Did People Die Due to Demonetisation? Modi Govt Toils to Answer RTI Pleas
Did People Die Due to Demonetisation? Modi Govt Toils to Answer RTI Pleas
The journey of RTI applications further exhibit an intriguing tale.

New Delhi: Images of hassled crowd queuing up before banks and ATMs might still be the first thing to come to mind about demonetisation drive, but it seems the Narendra Modi government has not bothered to find out if the excruciating exercise of depositing old notes and withdrawing the new currency claimed any life.

RTI applications filed with all the ministries and departments concerned have gone in circles before reaching a dead-end, while not a single reply came forth regarding deaths due to demonetisation.

Responses received by CNN-News18 disclose that no ministry or department has launched any inquiry to determine veracity of media reports, which claimed that more than 80 people died due to demonetisation — some waiting in long bank queues and a few others due to distress and cardiac arrests.

Even though the media reports did carry names and circumstances in which the deaths occurred, no probe was instituted by the government to independently verify the reasons of such deaths and to provide succour to the mourning families by way of financial aid, etc.

The journey of RTI applications further exhibit an intriguing tale. These applications had sought to know whether any inquiry or investigation was carried out to ascertain number of people, who died while exchanging notes in banks or standing in queues in bank ATMs between November 8 and December 30, or till date. Other questions pertained to members of such investigation teams, number of people whose deaths could be directly attributed to hardships post demonetisation and compensation to be paid to such victims.

On December 26, the first RTI application was filed with the Ministry of Home Affairs (MHA). The MHA takes stock of law and order situation and also maintains statistics regarding unnatural deaths.

On December 30, 2016, the MHA simply transferred the RTI request to the Department of Revenue without answering any query regarding the investigation. Then, the Department of Revenue, on January 5, transferred the RTI application to the Department of Economic Affairs in the Ministry of Finance, where a separate RTI application was already pending in this regard. The Department of Economic Affairs was the nodal department to issue all notifications concerning demonetisation of Rs 500 and Rs 1000 notes.
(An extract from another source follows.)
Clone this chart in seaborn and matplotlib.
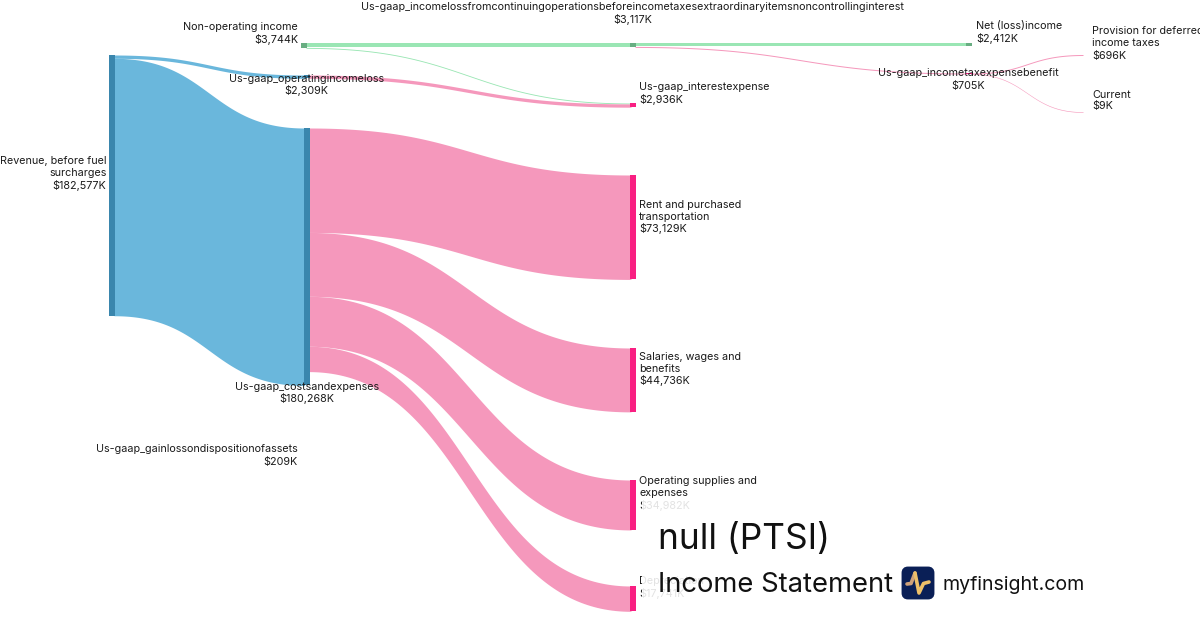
import numpy as np
import pandas as pd
import seaborn as sns
import matplotlib.pyplot as plt
from matplotlib.patches import FancyBboxPatch, Rectangle

# Node data (values in $K)
node_names = [
    "Revenue, before fuel\nsurcharges",
    "Non-operating income",
    "Us-gaap_operatingincomeloss",
    "Us-gaap_costsandexpenses",
    "Us-gaap_gainlossondispositionofassets",
    "Us-gaap_incomelossfromcontinuingoperationsbeforeincometaxesextraordinaryitemsnoncontrollinginterest",
    "Us-gaap_interestexpense",
    "Rent and purchased\ntransportation",
    "Salaries, wages and\nbenefits",
    "Operating supplies and\nexpenses",
    "Depreciation",
    "Net (loss)income",
    "Us-gaap_incometaxexpensebenefit",
    "Provision for deferred\nincome taxes",
    "Current",
]
node_values = [182577, 3744, 2309, 180268, 209, 3117, 2936, 73129, 44736, 34982, 17741, 2412, 705, 696, 9]

# Flows between nodes, by index into node_names
link_source = [0, 0, 1, 1, 2, 3, 3, 3, 3, 5, 5, 12, 12]
link_target = [2, 3, 5, 6, 6, 7, 8, 9, 10, 11, 12, 13, 14]
link_values = [2309, 180268, 3117, 627, 2309, 73129, 44736, 34982, 17741, 2412, 705, 696, 9]
link_kind = ["blue", "blue", "green", "green", "pink", "pink", "pink", "pink", "pink", "green", "pink", "pink", "pink"]

# Layout in pixels, one entry per node
node_left = [109, 301, 303.5, 303.5, 303.5, 630, 630, 630, 630, 630, 630, 966, 966, 1082, 1082]
node_top = [55, 43, 75, 128, 450, 43, 103, 175, 348, 480, 586, 43, 73, 54.5, 112]
node_kind = ["blue", "green", "blue", "blue", "blue", "green", "pink", "pink", "pink", "pink", "pink", "green", "pink", "pink", "pink"]
text_x = [106.5, 298, 306.5, 307, 298, 632.5, 639, 639, 639, 639, 639, 976, 968, 1092, 1092]
text_y = [161.5, 27.5, 78.5, 386.5, 449.5, 7.5, 87.5, 204.5, 356.5, 481.5, 581.5, 26.5, 73.5, 31.5, 94.5]
text_ha = ["right", "right", "center", "center", "right", "center", "left", "left", "left", "left", "left", "left", "center", "left", "left"]

node_colors = {"blue": "#3a86ad", "pink": "#f91f82", "green": "#68ae82"}
link_colors = {"blue": "#6ab7dc", "pink": "#f598bc", "green": "#9ae6b4"}

PX_PER_K = 0.001428
NODE_W = 6
MIN_LINK = 0.6

sns.set_theme(style="white")
plt.rcParams["font.family"] = ["Inter", "DejaVu Sans"]

fig = plt.figure(figsize=(12, 6.3), dpi=100)
ax = fig.add_axes([0, 0, 1, 1])


def link_curve(x0, y0, x1, y1):
    # same bezier as d3-sankey: control points at the horizontal midpoint
    t = np.linspace(0, 1, 120)
    xm = (x0 + x1) / 2
    x = (1 - t) ** 3 * x0 + 3 * (1 - t) ** 2 * t * xm + 3 * (1 - t) * t ** 2 * xm + t ** 3 * x1
    y = (1 - t) ** 3 * y0 + 3 * (1 - t) ** 2 * t * y0 + 3 * (1 - t) * t ** 2 * y1 + t ** 3 * y1
    return x, y


# Links, stacked from the top of each node
out_used = [0.0] * len(node_names)
in_used = [0.0] * len(node_names)
for src, tgt, val, kind in zip(link_source, link_target, link_values, link_kind):
    w = val * PX_PER_K
    y0 = node_top[src] + out_used[src]
    y1 = node_top[tgt] + in_used[tgt]
    out_used[src] += w
    in_used[tgt] += w
    # start a little inside the node so no hairline shows between them
    x, y = link_curve(node_left[src] + NODE_W - 1, y0 + w / 2, node_left[tgt] + 1, y1 + w / 2)
    draw_w = max(w, MIN_LINK)
    ax.fill_between(x, y - draw_w / 2, y + draw_w / 2, color=link_colors[kind], linewidth=0, zorder=1)

# Nodes
nodes = pd.DataFrame({"cx": np.array(node_left) + NODE_W / 2,
                      "h": np.array(node_values) * PX_PER_K,
                      "top": node_top,
                      "kind": node_kind})
for _, row in nodes.iterrows():
    sns.barplot(x=[row["cx"]], y=[row["h"]], bottom=row["top"], native_scale=True, orient="x",
                width=NODE_W, color=node_colors[row["kind"]], saturation=1, linewidth=0, ax=ax, zorder=2)

ax.set_xlim(0, 1200)
ax.set_ylim(630, 0)
ax.axis("off")

# Node labels
for name, val, tx, ty, ha in zip(node_names, node_values, text_x, text_y, text_ha):
    lines = name.split("\n") + [f"${val:,}K"]
    for i, line in enumerate(lines):
        ax.text(tx, ty + i * 12, line, ha=ha, va="center", fontsize=7.75, color="#1a1a1a", zorder=3)

# Translucent backing of the title block
ax.add_patch(Rectangle((642, 499), 460, 112, facecolor="white", alpha=0.88, linewidth=0, zorder=4))
ax.text(658, 540, "null (PTSI)", fontsize=25.4, color="#111111", va="center", ha="left", zorder=5)
ax.text(658, 585, "Income Statement", fontsize=19.7, color="#111111", va="center", ha="left", zorder=5)
ax.text(942, 584.5, "myfinsight.com", fontsize=14.1, color="#111111", va="center", ha="left", zorder=5)

# Logo
ax.add_patch(FancyBboxPatch((904, 569), 28, 28, boxstyle="round,pad=0,rounding_size=4", mutation_aspect=1,
                            facecolor="#0a1f56", edgecolor="#0a1f56", linewidth=3.5, zorder=5))
ax.plot([907, 911, 915], [584, 583.5, 573], color="#cfa27a", linewidth=2.6, solid_capstyle="round", solid_joinstyle="round", zorder=6)
ax.plot([915, 919, 923.5, 929], [573, 593, 583.5, 582], color="#eec069", linewidth=2.6, solid_capstyle="round", solid_joinstyle="round", zorder=6)

plt.savefig("out.png", dpi=100)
After sitting over the RTI application for more than a month, the Department of Economic Affairs transferred the application to the MHA yet again on February 17. “Further details will be available on viewing the status of the above-mentioned new request registration number,” stated the reply.

On the same day, the MHA again transferred the RTI application to the Department of Financial Services with a new registration number.

On February 20, three days later, the Department of Financial Services sent the application to the Department of Economic Affairs one more time. It also sent another copy to the RBI.

The RBI, on March 8, informed that it has “no information to furnish in this regard” whereas the Department of Economic Affairs sat on the RTI plea for the next two months.

On April 24, the Department of Economic Affairs, for the third time, sent the application to the MHA, which had already clarified it had no information.

The MHA, by this time, had also transferred the same RTI application to two different authorities in December 2016 and February 2017, without furnishing any response. After getting the RTI application on April 24, the MHA has not given any reply so far.

The announcement by Prime Minister Narendra Modi on November 8 last year had sent the entire nation into a frenzy with people left to struggle to get their hands on valid currency.

But the BJP-led government, apparently, is shying away from even undertaking an exercise to determine whether some people really lost their lives owing to the adversity triggered by demonetisation. The government is still to come out with empirical data on the policy’s benefits to the Indian economy. It would just be in fairness of things to also pay heeds to demonetisation’s social upshots and its impacts on something as precious as human life.